Herta Müller, témoin du régime de Ceaucescu

Herta Müller, témoin du régime de Ceaucescu

PORTRAITL'Allemande a reçu jeudi le prix Nobel de littérature 2009...
Sa. C.

Sa. C.

Mais qui est Herta Müller? Alors que les bookmakers pariaient sur Amos Oz, Assia Djebar ou encore Joyce Carol Oates pour le prix Nobel de littérature 2009, l’écrivaine allemande d’origine roumaine a coiffé tout le monde au poteau. Portrait.


Critique de Ceaucescu


Connue pour ses oeuvres décrivant la vie sous le régime totalitaire de Ceaucescu, Herta Müller est récompensée pour avoir «avec la concentration de la poésie et l'objectivité de la prose, dessiné les paysages de l'abandon», selon les attendus en français de l'Académie.


Née le 17 août 1953 dans le village germanophone de Nitzkydorf, en Roumanie, Herta Müller est la petite-fille d'un agriculteur et commerçant aisé, dépossédé par les communistes. Sa mère a été déportée dans un camp de travail forcé en Union soviétique. En Roumanie, elle fut proche dans sa jeunesse d'un groupe d'écrivains germanophones perçu par le régime de Nicolae Ceaucescu comme un «ferment d'opposition».


Peu connue du grand public jusqu'au début des années 2000, elle a été découverte et saluée par la critique dès 1984, avec la parution d'un recueil de récits, Bas-fonds, qu'elle avait réussi à faire sortir clandestinement de Roumanie.


«Ses romans Le Renard était déjà le chasseur, Herztier, La Convocation donnent avec leurs détails ciselés une image de la vie quotidienne dans une dictature pétrifiée», a souligné jeudi l'Académie. Il est vrai que le style Müller n’a rien de joyeux ni d’optimiste. Dans ses différents livres, elle s’attache à pister les ravages d’un régime oppressant, traquant la réalité sociale très dure de la Roumanie. Deux de ses livres – La Convocation (2001) et L’Homme est un grand faisan sur terre (1990) – s’inscrivent dans la même veine combattante de cette écrivaine engagée.


Au cœur du régime


Car depuis ses débuts professionnels en tant qu’interprète, en 1976, Herta Müller a été confrontée plus d’une fois à la violence du régime de Ceaucescu. Alors qu’elle travaille pour une société d’ingénierie, elle est renvoyée après son refus de coopérer avec la Securitate, la police secrète du régime communiste.

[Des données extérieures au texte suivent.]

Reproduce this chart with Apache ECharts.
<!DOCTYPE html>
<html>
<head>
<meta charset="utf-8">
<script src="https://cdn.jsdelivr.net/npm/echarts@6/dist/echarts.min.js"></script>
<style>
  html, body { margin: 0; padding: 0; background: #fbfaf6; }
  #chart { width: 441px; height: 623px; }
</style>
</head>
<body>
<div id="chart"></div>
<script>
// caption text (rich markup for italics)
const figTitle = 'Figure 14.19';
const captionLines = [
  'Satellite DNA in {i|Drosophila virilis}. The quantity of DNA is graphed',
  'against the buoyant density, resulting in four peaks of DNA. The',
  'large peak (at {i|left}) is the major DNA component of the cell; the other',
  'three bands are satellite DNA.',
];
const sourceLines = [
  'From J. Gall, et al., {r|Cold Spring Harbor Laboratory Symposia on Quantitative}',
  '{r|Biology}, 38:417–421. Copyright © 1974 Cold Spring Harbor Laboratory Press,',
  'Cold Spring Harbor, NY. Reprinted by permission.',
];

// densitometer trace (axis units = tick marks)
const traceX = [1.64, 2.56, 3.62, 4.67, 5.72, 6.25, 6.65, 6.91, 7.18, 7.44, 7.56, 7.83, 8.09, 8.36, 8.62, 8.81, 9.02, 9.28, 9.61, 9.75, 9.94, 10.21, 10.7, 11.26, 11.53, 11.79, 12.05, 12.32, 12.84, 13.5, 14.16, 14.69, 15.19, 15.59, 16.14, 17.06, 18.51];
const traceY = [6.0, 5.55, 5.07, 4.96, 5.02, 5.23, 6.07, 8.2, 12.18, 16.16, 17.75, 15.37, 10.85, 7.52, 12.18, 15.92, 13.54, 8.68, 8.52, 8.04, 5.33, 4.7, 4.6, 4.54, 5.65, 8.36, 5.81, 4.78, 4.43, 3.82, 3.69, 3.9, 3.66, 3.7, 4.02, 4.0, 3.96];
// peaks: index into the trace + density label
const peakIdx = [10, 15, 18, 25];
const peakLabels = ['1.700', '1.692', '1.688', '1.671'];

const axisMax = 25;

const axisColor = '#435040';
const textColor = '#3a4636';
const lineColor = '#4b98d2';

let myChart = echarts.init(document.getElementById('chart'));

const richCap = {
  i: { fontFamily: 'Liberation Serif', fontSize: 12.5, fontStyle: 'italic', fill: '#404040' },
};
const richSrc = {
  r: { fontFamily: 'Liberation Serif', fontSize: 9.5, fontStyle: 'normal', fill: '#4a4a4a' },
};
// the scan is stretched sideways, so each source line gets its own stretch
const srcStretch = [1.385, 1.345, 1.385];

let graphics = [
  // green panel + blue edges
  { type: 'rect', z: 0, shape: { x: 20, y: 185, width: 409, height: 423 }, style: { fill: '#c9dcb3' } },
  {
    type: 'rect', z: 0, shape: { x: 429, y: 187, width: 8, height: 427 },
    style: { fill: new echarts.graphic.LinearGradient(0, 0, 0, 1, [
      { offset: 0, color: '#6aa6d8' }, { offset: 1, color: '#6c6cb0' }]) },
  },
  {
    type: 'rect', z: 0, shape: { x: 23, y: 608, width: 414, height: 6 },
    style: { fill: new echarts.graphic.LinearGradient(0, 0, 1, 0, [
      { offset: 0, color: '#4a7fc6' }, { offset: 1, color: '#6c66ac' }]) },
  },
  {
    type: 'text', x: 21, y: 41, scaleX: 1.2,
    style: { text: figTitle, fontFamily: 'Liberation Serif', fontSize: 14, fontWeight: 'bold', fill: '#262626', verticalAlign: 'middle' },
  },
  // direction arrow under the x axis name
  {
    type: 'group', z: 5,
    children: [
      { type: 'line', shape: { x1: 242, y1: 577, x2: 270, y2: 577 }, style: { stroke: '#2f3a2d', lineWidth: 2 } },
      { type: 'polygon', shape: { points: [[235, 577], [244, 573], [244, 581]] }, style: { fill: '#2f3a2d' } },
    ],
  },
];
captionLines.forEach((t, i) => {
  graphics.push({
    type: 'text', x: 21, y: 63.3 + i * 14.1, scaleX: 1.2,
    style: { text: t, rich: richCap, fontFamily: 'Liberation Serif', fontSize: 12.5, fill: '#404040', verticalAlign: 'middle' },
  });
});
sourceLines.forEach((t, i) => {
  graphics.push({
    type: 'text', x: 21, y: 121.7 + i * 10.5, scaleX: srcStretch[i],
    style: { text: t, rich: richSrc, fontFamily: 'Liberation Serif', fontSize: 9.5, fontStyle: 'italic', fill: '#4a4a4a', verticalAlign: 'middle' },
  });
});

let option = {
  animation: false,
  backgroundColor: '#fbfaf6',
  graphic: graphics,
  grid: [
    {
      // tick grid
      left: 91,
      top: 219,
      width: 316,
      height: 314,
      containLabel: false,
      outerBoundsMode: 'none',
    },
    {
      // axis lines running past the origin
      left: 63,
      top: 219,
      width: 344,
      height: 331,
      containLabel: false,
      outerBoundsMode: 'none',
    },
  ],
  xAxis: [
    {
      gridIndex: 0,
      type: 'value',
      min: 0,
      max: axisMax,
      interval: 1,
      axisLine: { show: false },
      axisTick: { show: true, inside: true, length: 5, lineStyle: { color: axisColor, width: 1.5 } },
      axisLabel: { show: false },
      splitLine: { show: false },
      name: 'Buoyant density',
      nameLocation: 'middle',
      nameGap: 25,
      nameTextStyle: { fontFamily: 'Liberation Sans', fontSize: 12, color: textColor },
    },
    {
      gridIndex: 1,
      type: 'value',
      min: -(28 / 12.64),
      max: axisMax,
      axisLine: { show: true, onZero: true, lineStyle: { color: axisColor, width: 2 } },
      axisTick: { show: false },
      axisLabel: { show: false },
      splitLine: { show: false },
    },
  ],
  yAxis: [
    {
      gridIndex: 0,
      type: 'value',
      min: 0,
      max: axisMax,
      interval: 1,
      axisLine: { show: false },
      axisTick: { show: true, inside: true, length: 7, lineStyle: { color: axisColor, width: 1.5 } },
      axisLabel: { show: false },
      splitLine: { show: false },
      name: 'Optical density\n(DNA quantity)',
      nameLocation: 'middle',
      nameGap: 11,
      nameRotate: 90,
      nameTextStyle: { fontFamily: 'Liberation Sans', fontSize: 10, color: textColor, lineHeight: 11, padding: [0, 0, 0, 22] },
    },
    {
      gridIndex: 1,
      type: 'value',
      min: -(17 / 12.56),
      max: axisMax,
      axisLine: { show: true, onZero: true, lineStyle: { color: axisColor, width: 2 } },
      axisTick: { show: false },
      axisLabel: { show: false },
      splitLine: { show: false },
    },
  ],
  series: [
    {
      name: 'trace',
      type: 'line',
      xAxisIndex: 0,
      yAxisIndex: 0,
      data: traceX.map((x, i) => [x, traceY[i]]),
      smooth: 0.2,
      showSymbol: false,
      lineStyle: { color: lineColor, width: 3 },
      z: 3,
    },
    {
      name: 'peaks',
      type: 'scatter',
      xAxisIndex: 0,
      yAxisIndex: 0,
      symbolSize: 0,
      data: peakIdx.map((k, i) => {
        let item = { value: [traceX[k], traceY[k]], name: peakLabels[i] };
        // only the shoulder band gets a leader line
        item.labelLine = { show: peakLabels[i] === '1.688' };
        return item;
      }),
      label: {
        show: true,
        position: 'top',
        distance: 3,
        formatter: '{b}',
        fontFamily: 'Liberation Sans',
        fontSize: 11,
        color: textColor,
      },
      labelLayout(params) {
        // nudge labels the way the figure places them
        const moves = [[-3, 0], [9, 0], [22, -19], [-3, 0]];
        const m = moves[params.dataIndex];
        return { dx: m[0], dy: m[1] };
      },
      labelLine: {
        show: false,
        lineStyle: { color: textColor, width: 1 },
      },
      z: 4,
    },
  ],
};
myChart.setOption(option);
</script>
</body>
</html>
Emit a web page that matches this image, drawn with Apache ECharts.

Son destin est scellé: elle décide de s’opposer au régime de l’intérieur, à travers la littérature. Son premier livre est publié en Roumanie (en langue allemande) en 1982, dans une version expurgée par la censure du régime. Consciente qu’elle ne peut écrire librement – et frappée du sceau de l’interdiction de publier – elle fuit la Roumanie en 1987 pour s’installer à Berlin.


Elle ne rompt pas avec son pays d’origine pour autant. Toujours vigilante sur la situation politique sur place, elle écrit une lettre ouverte très critique au président de l’institut culturel de Roumanie, en juillet 2008. En cause: le soutien de l'Institut à germano-roumain Summer School à deux anciens informateurs de la Securitate, son ennemie de toujours. La voici aujourd’hui récompensé pour son combat.